- INSTRUCTIONS FOR THE TASK
Copy out each line of the listing that has the word "document" in it.

- INFORMATION SHOWN

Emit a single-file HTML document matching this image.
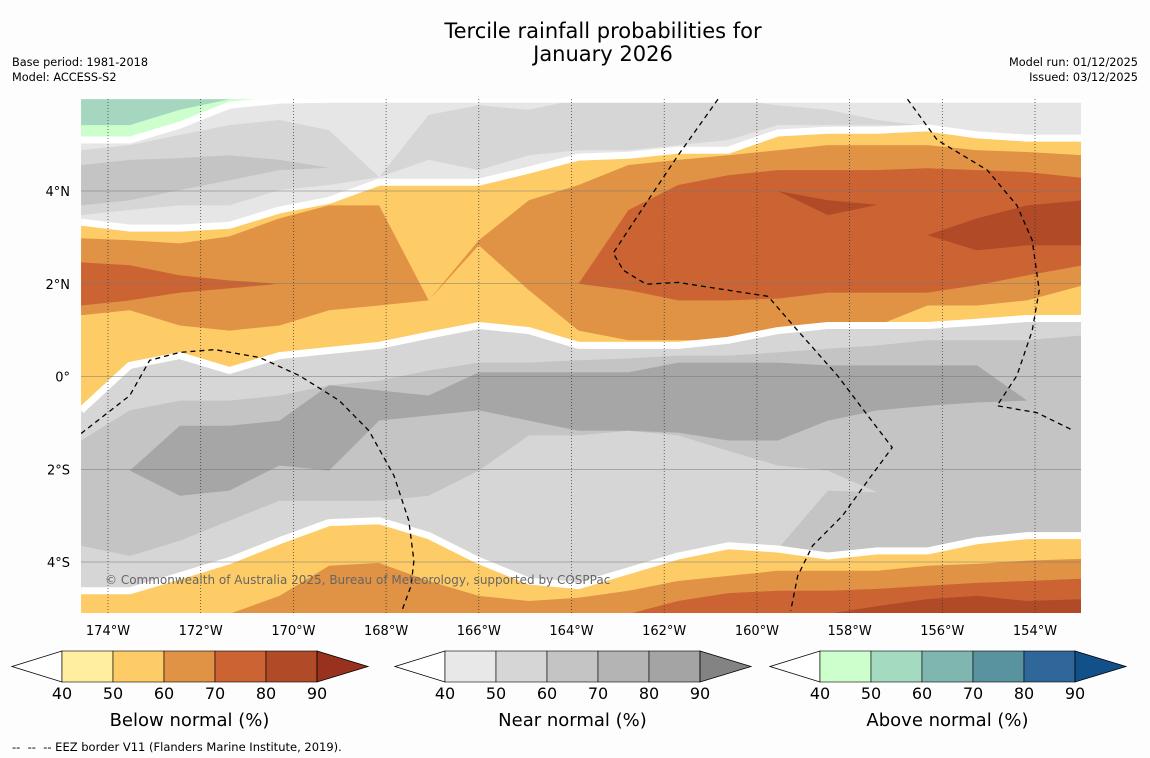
<!DOCTYPE html>
<html><head><meta charset="utf-8"><style>
body{margin:0;background:#fdfdfd;width:1150px;height:758px;overflow:hidden;font-family:"DejaVu Sans","Liberation Sans",sans-serif}
svg{display:block}
</style></head><body>
<svg id="s" width="1150" height="758" viewBox="0 0 1150 758">
<text x="603" y="38" text-anchor="middle" font-size="21">Tercile rainfall probabilities for</text>
<text x="603" y="61" text-anchor="middle" font-size="21">January 2026</text>
<text x="12" y="66" font-size="11.3">Base period: 1981-2018</text>
<text x="12" y="81" font-size="11.3">Model: ACCESS-S2</text>
<text x="1138" y="66" text-anchor="end" font-size="11.3">Model run: 01/12/2025</text>
<text x="1138" y="81" text-anchor="end" font-size="11.3">Issued: 03/12/2025</text>
<defs><clipPath id="mc"><rect x="81" y="99" width="1000" height="514"/></clipPath></defs>
<g id="map" clip-path="url(#mc)"></g>
<g id="ov"></g>
<g id="cb"></g>
<text x="12" y="751" font-size="11.5" xml:space="preserve">--  --  -- EEZ border V11 (Flanders Marine Institute, 2019).</text>
</svg>
<script>
// Longitude grid (degrees east, negative = W)
const lons=[-174.58,-173.53,-172.45,-171.38,-170.30,-169.23,-168.15,-167.08,-166.00,-164.92,-163.85,-162.77,-161.70,-160.62,-159.55,-158.47,-157.40,-156.32,-155.25,-154.17,-152.95];
const TOP=5.98, BOT=-5.12;
const topEdge=lons.map(()=>TOP), botEdge=lons.map(()=>BOT);
// contour boundaries (latitudes)
const greenLightLo=[5.10,5.10,5.42,5.85,5.96,5.98,5.98,5.98,5.98,5.98,5.98,5.98,5.98,5.98,5.98,5.98,5.98,5.98,5.98,5.98,5.98];
const greenDarkLo=[5.42,5.42,5.75,5.98,5.98,5.98,5.98,5.98,5.98,5.98,5.98,5.98,5.98,5.98,5.98,5.98,5.98,5.98,5.98,5.98,5.98];
const nearTopHi=[4.88,4.99,5.21,5.42,5.53,5.31,4.3,5.64,5.85,5.75,5.98,5.98,5.98,5.98,5.85,5.75,5.53,5.4,5.4,5.4,5.4];
const nearTopLo=[3.48,3.59,3.69,3.69,4.02,4.13,4.3,4.67,4.45,4.77,4.88,4.88,4.99,5.10,5.42,5.42,5.42,5.4,5.4,5.4,5.4];
const nearTop2Hi=[4.56,4.67,4.71,4.77,4.67,4.5,4.5,4.5,4.5,4.5,4.5,4.5,4.5,4.5,4.5,4.5,4.5,4.5,4.5,4.5,4.5];
const nearTop2Lo=[3.69,3.80,4.02,4.23,4.45,4.5,4.5,4.5,4.5,4.5,4.5,4.5,4.5,4.5,4.5,4.5,4.5,4.5,4.5,4.5,4.5];
const belowN1=[3.33,3.20,3.20,3.26,3.59,3.80,4.19,4.19,4.19,4.45,4.73,4.77,4.88,4.88,5.25,5.31,5.31,5.36,5.21,5.14,5.14];
const below60Hi=[2.98,2.94,2.87,3.02,3.41,3.69,3.69,1.64,2.94,3.80,4.13,4.56,4.67,4.77,4.88,4.99,4.99,4.99,4.88,4.84,4.77];
const below60Lo=[1.32,1.43,1.10,0.99,1.10,1.43,1.53,1.64,2.83,1.86,0.99,0.78,0.78,0.78,0.89,1.10,1.10,1.53,1.53,1.64,1.97];
const below70Hi=[2.46,2.40,2.18,2.07,2.0,2.0,2.0,2.0,2.0,2.0,2.0,3.59,4.13,4.34,4.45,4.45,4.45,4.49,4.45,4.41,4.28];
const below70Lo=[1.53,1.64,1.81,1.90,2.0,2.0,2.0,2.0,2.0,2.0,2.0,1.86,1.64,1.64,1.68,1.81,1.81,1.81,1.97,2.18,2.40];
const below80Hi=[2.2,2.2,2.2,2.2,2.2,2.2,2.2,2.2,2.2,2.2,2.2,2.2,2.2,4.0,4.0,3.80,3.7,3.05,3.41,3.69,3.80];
const below80Lo=[2.2,2.2,2.2,2.2,2.2,2.2,2.2,2.2,2.2,2.2,2.2,2.2,2.2,4.0,4.0,3.48,3.7,3.05,2.72,2.83,2.83];
const belowS1=[-0.73,0.24,0.45,0.13,0.45,0.56,0.67,0.89,1.10,0.99,0.67,0.67,0.67,0.78,0.99,1.10,1.10,1.10,1.17,1.25,1.25];
const near60Hi=[-1.38,-0.73,-0.52,-0.52,-0.41,-0.19,-0.09,0.13,0.30,0.30,0.35,0.39,0.45,0.45,0.52,0.60,0.67,0.78,0.78,0.78,0.89];
const near80Hi=[-1.4,-2.03,-1.06,-1.06,-0.95,-0.19,-0.30,-0.41,0.09,0.09,0.09,0.09,0.30,0.30,0.30,0.24,0.24,0.24,0.24,-0.52,-0.52];
const near80Lo=[-1.4,-2.03,-2.57,-2.46,-1.92,-2.03,-0.95,-0.84,-0.73,-0.95,-1.17,-1.17,-1.21,-1.38,-1.38,-0.95,-0.73,-0.63,-0.56,-0.52,-0.52];
const near50Hi=[-3.65,-3.87,-3.54,-3.11,-2.68,-2.68,-2.68,-2.57,-2.03,-1.27,-1.27,-1.17,-1.27,-1.60,-1.92,-2.03,-2.5,-2.5,-2.5,-2.5,-2.5];
const near50Lo=[-4.62,-4.62,-4.30,-3.97,-3.54,-3.15,-3.11,-3.43,-3.97,-4.41,-4.51,-4.19,-3.87,-3.65,-3.72,-2.46,-2.5,-2.5,-2.5,-2.5,-2.5];
const belowS4=[-4.62,-4.62,-4.30,-3.97,-3.54,-3.15,-3.11,-3.43,-3.97,-4.41,-4.51,-4.19,-3.87,-3.65,-3.72,-3.87,-3.76,-3.76,-3.54,-3.43,-3.43];
const south60Hi=[-5.12,-5.12,-5.12,-5.12,-4.73,-4.08,-4.02,-4.41,-4.73,-4.84,-4.77,-4.62,-4.41,-4.30,-4.19,-4.19,-4.19,-4.08,-4.04,-3.97,-3.93];
const south70Hi=[-5.12,-5.12,-5.12,-5.12,-5.12,-5.12,-5.12,-5.12,-5.12,-5.12,-5.12,-5.12,-4.84,-4.67,-4.62,-4.62,-4.58,-4.51,-4.45,-4.41,-4.36];
const south80Hi=[-5.12,-5.12,-5.12,-5.12,-5.12,-5.12,-5.12,-5.12,-5.12,-5.12,-5.12,-5.12,-5.12,-5.12,-5.12,-5.12,-4.95,-4.80,-4.73,-4.84,-4.80];
// EEZ borders
const eez1Lon=[-174.58,-173.53,-173.10,-172.45,-171.70,-170.73,-169.87,-169.01,-168.37,-167.83,-167.51,-167.40,-167.46,-167.66];
const eez1Lat=[-1.23,-0.41,0.35,0.52,0.58,0.41,0.02,-0.52,-1.17,-2.14,-3.11,-3.97,-4.51,-5.05];
const eez2Lon=[-160.84,-161.70,-162.56,-163.10,-162.88,-162.39,-161.70,-160.62,-159.76,-159.12,-158.26,-157.61,-157.08,-157.61,-158.15,-158.80,-159.12,-159.27];
const eez2Lat=[5.98,4.77,3.48,2.66,2.29,1.99,2.03,1.86,1.73,0.99,0.02,-0.84,-1.53,-2.25,-3.00,-3.65,-4.30,-5.05];
const eez3Lon=[-156.75,-156.11,-155.03,-154.39,-154.06,-153.91,-154.06,-154.39,-154.82,-153.96,-153.16];
const eez3Lat=[5.98,5.10,4.45,3.69,2.94,1.86,0.99,0.02,-0.63,-0.78,-1.17];
const lonTicks=[-174,-172,-170,-168,-166,-164,-162,-160,-158,-156,-154];
const latTicks=[4,2,0,-2,-4];
const cbTicks=["40","50","60","70","80","90"];
const cbBelow=["#ffeda0","#fecc66","#e09245","#cc6333","#b04a27","#98321f"];
const cbNear=["#e8e8e8","#d6d6d6","#c4c4c4","#b4b4b4","#a4a4a4","#838383"];
const cbAbove=["#ccffcc","#a4dac0","#80b6b0","#5a93a0","#30679a","#12508a"];

const NS="http://www.w3.org/2000/svg";
const X=lon=>108+(lon+174)*46.35;
const Y=lat=>376.5-lat*46.375;
function mk(tag,attrs,parent){const e=document.createElementNS(NS,tag);for(const k in attrs)e.setAttribute(k,attrs[k]);parent.appendChild(e);return e;}
const map=document.getElementById('map'),ov=document.getElementById('ov'),cb=document.getElementById('cb');
function pts(lo,la){return lo.map((l,i)=>X(l).toFixed(1)+','+Y(la[i]).toFixed(1));}
function band(hi,lo,color,name){
  const p=pts(lons,hi).concat(pts(lons,lo).reverse());
  const e=mk('polygon',{points:p.join(' '),fill:color},map);
  
  
}
function line(la,name){
  const e=mk('polyline',{points:pts(lons,la).join(' '),fill:'none',stroke:'#fff','stroke-width':7,'stroke-linejoin':'round'},map);
  
  
}
band(topEdge,botEdge,'#e6e6e6','near-normal-40-background');
band(topEdge,greenLightLo,'#ccffcc','above-normal-50-region');
band(topEdge,greenDarkLo,'#a4d6c0','above-normal-60-region');
band(nearTopHi,nearTopLo,'#d6d6d6','near-normal-50-north');
band(nearTop2Hi,nearTop2Lo,'#c4c4c4','near-normal-60-north');
band(belowN1,belowS1,'#fecc66','below-normal-50-band');
band(below60Hi,below60Lo,'#e09245','below-normal-60-band');
band(below70Hi,below70Lo,'#cc6333','below-normal-70-band');
band(below80Hi,below80Lo,'#b04a27','below-normal-80-band');
band(belowS1,belowS4,'#d6d6d6','near-normal-50-band');
band(near60Hi,belowS4,'#c4c4c4','near-normal-60-band');
band(near80Hi,near80Lo,'#a6a6a6','near-normal-80-band');
band(near50Hi,near50Lo,'#d6d6d6','near-normal-50-south');
band(belowS4,botEdge,'#fecc66','below-normal-50-south');
band(south60Hi,botEdge,'#e09245','below-normal-60-south');
band(south70Hi,botEdge,'#cc6333','below-normal-70-south');
band(south80Hi,botEdge,'#b04a27','below-normal-80-south');
line(greenLightLo,'above-boundary-line');
line(belowN1,'tercile-boundary-north');
line(belowS1,'tercile-boundary-middle');
line(belowS4,'tercile-boundary-south');
// gridlines
latTicks.forEach(t=>{
  const g=mk('line',{x1:81,x2:1081,y1:Y(t),y2:Y(t),stroke:'#777','stroke-width':0.6},map);
  
  
  const l=mk('text',{x:70,y:Y(t)+5,'text-anchor':'end','font-size':13},ov);
  l.textContent=(t===0?'0°':Math.abs(t)+'°'+(t>0?'N':'S'));
  
  
});
lonTicks.forEach(t=>{
  const g=mk('line',{x1:X(t),x2:X(t),y1:99,y2:613,stroke:'#333','stroke-width':0.7,'stroke-dasharray':'1,2'},map);
  
  
  const l=mk('text',{x:X(t),y:635,'text-anchor':'middle','font-size':13},ov);
  l.textContent=Math.abs(t)+'°W';
  
  
});
[[eez1Lon,eez1Lat],[eez2Lon,eez2Lat],[eez3Lon,eez3Lat]].forEach(([lo,la])=>{
  const e=mk('polyline',{points:pts(lo,la).join(' '),fill:'none',stroke:'#000','stroke-width':1.3,'stroke-dasharray':'5,4'},map);
  
  
});
const cr=mk('text',{x:105,y:584,'font-size':12,fill:'#666'},map);
cr.textContent='© Commonwealth of Australia 2025, Bureau of Meteorology, supported by COSPPac';


// colorbars
function colorbar(x0,cols,title,name){
  const g=mk('g',{},cb);
  
  
  const w=51,y0=651,h=31;
  mk('polygon',{points:`${x0},${y0+h/2} ${x0+50},${y0} ${x0+50},${y0+h}`,fill:'#fff',stroke:'#000','stroke-width':0.8},g);
  for(let i=0;i<5;i++){
    const r=mk('rect',{x:x0+50+i*w,y:y0,width:w,height:h,fill:cols[i],stroke:'#000','stroke-width':0.6},g);
    
    
  }
  const xe=x0+50+5*w;
  mk('polygon',{points:`${xe},${y0} ${xe+51},${y0+h/2} ${xe},${y0+h}`,fill:cols[5],stroke:'#000','stroke-width':0.8},g);
  cbTicks.forEach((t,i)=>{
    const l=mk('text',{x:x0+50+i*w,y:699,'text-anchor':'middle','font-size':16},g);
    l.textContent=t;
    
    
  });
  const tt=mk('text',{x:x0+50+2.5*w,y:726,'text-anchor':'middle','font-size':18},g);
  tt.textContent=title;
  
  
}
colorbar(12,cbBelow,'Below normal (%)','below-normal-colorbar');
colorbar(395,cbNear,'Near normal (%)','near-normal-colorbar');
colorbar(770,cbAbove,'Above normal (%)','above-normal-colorbar');
</script>
</body></html>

- SOLUTION BELOW
Emit a single-file HTML document matching this image.
function mk(tag,attrs,parent){const e=document.createElementNS(NS,tag);for(const k in attrs)e.setAttribute(k,attrs[k]);parent.appendChild(e);return e;}
const map=document.getElementById('map'),ov=document.getElementById('ov'),cb=document.getElementById('cb');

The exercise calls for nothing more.